Tesco sees “positive progress” though sales still down
Tesco is tackling flagging sales, although more needs to be done, according to a trading statement covering its first quarter this year (Q1).
Strong product range reduction was helping the company’s recovery, it claimed. “It had too much product choice,” explained Neil Saunders, managing director of analyst Conlumino.
The company had struggled with “a proliferation of offers and deals that left customers confused about the value they were getting; standards that were highly variable across the chain; mediocre levels of customer service; and stores and products that often looked tired and unappealing”, he said.
However, despite a decline in sales, an improvement in like-for-like sales over the first quarter of the year was a testament to Tesco’s productivity, claimed the company’s chief executive Dave Lewis. “Customers are experiencing better service, better availability and lower, more stable prices and are buying more things, more often, at Tesco,” he said.

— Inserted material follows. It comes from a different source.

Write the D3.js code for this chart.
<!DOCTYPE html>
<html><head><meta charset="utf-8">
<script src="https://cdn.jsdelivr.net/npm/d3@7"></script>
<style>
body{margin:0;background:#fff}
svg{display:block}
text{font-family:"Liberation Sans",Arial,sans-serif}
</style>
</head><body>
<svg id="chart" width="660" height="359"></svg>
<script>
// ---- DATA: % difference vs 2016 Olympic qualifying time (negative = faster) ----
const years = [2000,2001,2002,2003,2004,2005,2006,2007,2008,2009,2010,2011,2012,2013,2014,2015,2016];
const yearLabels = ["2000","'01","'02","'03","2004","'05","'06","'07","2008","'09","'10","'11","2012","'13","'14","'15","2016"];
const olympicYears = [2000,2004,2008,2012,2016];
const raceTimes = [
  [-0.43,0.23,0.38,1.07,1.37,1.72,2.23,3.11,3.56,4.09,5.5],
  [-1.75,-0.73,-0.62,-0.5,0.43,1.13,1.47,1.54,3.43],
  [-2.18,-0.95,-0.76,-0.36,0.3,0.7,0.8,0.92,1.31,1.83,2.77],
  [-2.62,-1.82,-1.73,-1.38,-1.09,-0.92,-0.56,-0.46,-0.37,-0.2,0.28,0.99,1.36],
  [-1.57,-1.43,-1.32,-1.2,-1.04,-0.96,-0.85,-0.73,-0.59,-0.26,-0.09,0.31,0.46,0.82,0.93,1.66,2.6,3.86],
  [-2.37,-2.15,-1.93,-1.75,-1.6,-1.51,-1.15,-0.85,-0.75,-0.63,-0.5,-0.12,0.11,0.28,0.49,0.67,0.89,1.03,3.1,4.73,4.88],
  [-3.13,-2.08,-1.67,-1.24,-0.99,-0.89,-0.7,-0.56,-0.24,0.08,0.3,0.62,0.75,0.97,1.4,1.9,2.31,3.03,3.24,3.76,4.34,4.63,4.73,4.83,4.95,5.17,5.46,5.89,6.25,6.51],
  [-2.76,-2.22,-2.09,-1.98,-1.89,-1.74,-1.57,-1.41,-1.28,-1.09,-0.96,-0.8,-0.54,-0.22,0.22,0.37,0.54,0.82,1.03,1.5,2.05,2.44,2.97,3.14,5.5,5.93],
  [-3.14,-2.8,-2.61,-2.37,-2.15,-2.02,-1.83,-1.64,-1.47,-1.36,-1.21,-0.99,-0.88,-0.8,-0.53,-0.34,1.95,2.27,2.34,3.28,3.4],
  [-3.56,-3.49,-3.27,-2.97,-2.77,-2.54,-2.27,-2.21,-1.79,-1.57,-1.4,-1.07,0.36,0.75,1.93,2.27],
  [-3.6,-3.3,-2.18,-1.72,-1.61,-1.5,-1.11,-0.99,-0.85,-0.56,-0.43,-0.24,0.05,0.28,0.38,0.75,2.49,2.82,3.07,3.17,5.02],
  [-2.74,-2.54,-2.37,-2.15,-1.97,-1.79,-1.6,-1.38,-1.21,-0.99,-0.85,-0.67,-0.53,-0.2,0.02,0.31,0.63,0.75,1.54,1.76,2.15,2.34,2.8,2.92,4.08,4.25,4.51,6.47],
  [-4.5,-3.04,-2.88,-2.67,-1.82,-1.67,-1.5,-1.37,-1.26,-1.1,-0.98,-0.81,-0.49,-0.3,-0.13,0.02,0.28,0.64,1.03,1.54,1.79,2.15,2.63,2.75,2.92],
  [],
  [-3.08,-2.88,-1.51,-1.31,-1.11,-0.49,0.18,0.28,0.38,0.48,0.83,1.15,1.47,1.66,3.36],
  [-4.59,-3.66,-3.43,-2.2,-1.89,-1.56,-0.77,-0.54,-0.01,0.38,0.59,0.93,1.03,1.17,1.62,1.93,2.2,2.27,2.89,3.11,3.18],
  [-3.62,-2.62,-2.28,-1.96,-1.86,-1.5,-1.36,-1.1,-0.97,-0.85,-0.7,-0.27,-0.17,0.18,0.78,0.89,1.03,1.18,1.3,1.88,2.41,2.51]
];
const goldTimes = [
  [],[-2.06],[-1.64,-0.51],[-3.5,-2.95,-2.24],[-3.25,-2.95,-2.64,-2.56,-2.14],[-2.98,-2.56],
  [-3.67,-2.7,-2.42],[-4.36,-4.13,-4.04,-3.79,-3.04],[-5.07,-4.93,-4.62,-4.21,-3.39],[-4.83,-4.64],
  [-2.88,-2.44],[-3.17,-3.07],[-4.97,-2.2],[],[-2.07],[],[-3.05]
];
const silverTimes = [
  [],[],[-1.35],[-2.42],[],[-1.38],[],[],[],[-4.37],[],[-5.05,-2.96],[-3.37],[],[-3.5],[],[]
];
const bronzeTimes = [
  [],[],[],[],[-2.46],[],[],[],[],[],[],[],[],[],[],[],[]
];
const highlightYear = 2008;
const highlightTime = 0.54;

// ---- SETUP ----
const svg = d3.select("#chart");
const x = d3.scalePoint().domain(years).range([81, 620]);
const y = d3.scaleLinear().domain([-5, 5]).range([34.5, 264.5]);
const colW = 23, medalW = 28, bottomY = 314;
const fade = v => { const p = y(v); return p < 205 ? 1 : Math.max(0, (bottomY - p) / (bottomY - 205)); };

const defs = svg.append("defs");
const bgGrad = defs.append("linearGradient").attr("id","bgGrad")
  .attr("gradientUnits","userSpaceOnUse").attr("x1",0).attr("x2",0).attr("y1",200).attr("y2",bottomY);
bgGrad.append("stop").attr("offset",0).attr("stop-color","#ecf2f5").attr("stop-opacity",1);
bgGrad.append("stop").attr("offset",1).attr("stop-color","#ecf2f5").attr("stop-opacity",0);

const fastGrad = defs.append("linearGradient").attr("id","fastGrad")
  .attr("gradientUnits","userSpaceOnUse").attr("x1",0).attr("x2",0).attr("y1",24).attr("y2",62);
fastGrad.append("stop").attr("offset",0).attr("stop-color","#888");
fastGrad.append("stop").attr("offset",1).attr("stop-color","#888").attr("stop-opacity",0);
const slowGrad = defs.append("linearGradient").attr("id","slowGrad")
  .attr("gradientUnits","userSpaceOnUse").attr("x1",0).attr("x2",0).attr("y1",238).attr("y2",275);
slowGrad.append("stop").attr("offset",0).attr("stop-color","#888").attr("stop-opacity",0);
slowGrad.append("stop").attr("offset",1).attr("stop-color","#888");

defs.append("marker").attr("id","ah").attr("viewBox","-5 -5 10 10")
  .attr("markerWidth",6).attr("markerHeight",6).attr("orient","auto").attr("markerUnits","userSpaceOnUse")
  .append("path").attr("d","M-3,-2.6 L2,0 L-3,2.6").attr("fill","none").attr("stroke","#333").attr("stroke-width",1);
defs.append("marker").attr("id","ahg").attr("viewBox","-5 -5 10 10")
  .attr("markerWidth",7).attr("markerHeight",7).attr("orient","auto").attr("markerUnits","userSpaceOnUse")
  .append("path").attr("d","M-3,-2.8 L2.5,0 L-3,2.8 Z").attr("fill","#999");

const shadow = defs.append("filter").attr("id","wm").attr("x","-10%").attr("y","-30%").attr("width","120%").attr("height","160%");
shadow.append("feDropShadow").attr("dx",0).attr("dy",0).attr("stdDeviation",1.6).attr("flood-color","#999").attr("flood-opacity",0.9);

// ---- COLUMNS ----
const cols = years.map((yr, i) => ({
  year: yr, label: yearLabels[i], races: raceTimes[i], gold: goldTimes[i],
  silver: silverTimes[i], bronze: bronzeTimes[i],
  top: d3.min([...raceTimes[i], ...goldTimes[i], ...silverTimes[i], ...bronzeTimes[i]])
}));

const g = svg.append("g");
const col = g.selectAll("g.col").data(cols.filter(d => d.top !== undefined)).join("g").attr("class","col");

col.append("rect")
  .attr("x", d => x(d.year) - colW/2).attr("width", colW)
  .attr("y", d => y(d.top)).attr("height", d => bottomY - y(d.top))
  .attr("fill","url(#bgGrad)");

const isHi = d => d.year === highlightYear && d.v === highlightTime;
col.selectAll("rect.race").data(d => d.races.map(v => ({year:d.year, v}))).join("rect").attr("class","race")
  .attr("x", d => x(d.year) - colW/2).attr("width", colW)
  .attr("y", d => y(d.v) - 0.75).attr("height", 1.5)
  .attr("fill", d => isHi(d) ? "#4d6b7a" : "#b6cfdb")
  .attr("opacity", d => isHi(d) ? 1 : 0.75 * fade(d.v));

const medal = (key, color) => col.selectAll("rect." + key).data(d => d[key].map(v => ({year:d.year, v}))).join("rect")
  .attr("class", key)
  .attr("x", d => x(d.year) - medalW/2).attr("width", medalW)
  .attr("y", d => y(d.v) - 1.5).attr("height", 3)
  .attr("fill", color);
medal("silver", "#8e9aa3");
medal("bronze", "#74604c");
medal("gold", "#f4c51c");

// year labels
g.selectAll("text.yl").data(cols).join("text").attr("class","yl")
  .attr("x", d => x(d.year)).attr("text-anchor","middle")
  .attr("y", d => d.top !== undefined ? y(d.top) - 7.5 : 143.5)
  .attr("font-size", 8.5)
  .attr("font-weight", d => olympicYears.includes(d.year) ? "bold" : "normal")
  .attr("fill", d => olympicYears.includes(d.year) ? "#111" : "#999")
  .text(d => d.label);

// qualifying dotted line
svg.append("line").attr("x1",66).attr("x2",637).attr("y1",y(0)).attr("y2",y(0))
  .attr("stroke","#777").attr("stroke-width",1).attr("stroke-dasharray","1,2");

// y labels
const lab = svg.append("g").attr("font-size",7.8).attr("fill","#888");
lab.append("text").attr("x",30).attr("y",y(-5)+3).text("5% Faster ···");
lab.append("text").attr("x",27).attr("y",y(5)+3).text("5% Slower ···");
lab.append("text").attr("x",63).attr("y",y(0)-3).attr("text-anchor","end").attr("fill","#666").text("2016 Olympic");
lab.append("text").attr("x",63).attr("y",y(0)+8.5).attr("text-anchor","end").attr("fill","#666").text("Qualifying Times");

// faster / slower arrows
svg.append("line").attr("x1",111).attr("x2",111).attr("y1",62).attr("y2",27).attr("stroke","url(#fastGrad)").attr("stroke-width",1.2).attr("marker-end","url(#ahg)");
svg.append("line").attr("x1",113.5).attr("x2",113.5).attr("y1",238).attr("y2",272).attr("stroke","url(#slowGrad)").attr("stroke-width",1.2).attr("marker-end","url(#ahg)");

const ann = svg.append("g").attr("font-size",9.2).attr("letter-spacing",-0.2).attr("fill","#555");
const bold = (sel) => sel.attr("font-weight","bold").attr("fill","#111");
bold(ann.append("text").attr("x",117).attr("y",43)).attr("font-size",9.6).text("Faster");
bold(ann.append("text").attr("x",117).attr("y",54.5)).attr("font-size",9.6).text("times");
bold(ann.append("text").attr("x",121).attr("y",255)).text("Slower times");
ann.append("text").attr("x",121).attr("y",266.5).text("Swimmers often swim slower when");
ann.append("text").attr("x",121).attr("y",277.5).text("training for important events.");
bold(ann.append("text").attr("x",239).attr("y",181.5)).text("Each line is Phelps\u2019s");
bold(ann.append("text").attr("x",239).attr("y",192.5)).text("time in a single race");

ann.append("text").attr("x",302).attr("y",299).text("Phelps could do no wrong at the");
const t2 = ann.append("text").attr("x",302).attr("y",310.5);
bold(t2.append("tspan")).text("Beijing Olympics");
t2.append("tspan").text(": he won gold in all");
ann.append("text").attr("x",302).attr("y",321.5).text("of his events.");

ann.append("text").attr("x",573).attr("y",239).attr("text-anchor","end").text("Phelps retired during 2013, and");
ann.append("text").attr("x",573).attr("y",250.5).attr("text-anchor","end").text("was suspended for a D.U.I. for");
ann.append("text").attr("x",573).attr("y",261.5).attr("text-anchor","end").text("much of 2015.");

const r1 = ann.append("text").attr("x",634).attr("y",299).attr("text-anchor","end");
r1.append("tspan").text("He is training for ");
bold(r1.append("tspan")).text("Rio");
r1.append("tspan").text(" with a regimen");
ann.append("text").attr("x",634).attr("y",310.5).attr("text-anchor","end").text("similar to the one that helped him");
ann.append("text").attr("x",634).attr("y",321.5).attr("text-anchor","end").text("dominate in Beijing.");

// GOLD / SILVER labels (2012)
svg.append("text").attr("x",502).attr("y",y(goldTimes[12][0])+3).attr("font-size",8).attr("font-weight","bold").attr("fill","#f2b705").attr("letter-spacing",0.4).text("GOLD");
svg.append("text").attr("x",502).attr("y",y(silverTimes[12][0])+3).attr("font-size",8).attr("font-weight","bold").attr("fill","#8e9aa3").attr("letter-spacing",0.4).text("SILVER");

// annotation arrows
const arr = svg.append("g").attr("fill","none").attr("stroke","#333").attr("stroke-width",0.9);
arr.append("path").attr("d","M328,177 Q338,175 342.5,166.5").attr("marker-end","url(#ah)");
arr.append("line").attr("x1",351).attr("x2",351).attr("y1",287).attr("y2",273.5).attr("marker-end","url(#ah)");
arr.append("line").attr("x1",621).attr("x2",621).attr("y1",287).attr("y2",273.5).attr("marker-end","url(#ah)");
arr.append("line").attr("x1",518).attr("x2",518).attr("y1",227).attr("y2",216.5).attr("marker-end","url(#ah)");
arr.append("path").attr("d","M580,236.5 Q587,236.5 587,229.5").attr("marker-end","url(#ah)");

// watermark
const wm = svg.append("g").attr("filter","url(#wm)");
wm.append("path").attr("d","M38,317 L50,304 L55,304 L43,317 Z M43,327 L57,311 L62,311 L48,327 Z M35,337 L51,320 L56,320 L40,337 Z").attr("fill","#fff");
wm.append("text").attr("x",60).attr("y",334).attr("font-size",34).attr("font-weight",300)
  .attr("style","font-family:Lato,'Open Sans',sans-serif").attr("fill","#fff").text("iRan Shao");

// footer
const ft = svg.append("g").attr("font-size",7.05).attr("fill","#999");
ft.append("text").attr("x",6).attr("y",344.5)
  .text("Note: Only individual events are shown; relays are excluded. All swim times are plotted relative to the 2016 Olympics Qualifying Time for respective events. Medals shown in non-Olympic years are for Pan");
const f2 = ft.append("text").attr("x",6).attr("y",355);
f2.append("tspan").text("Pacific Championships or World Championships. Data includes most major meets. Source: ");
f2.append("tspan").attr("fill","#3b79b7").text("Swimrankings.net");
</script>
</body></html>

Speaking of the outcome of range reduction, Lewis added: “Our range reviews are progressing well, enabling us to simplify our offer, further reduce prices and increase availability. We have completed initial range reviews in 15 categories, reducing the number to 20% whilst still retaining a market-leading level of choice.” This had resulted in 180,000 more customers shopping at the chain, according to Lewis.
Out of the wilderness
Like-for-like sales declines in the UK of 4% in the first quarter of last year slowed to 1.3% this year. Group like-for-like sales fell by 1.3% versus 3.4% in the same period last year.
Price cuts on 300 branded products across the quarter, on top of earlier price cutting on brands, was helping Tesco to revive its fortunes, it said.
Jon Copestake, retail analyst at the Economist Intelligence Unit, stated that it was unusual to hail a decline in like-for-like sales as a success in a company as large as Tesco. However, the current performance could be the start of a “turnaround in fortunes” for the firm. “With sales shrinking at a slower rate than in the previous four quarters and transaction volumes growing, there is an indication that lower prices and margins are clawing back customers in the UK,” he explained.
Saunders added: “In essence, this appears to be the beginning of the end of Tesco’s period in the wilderness.”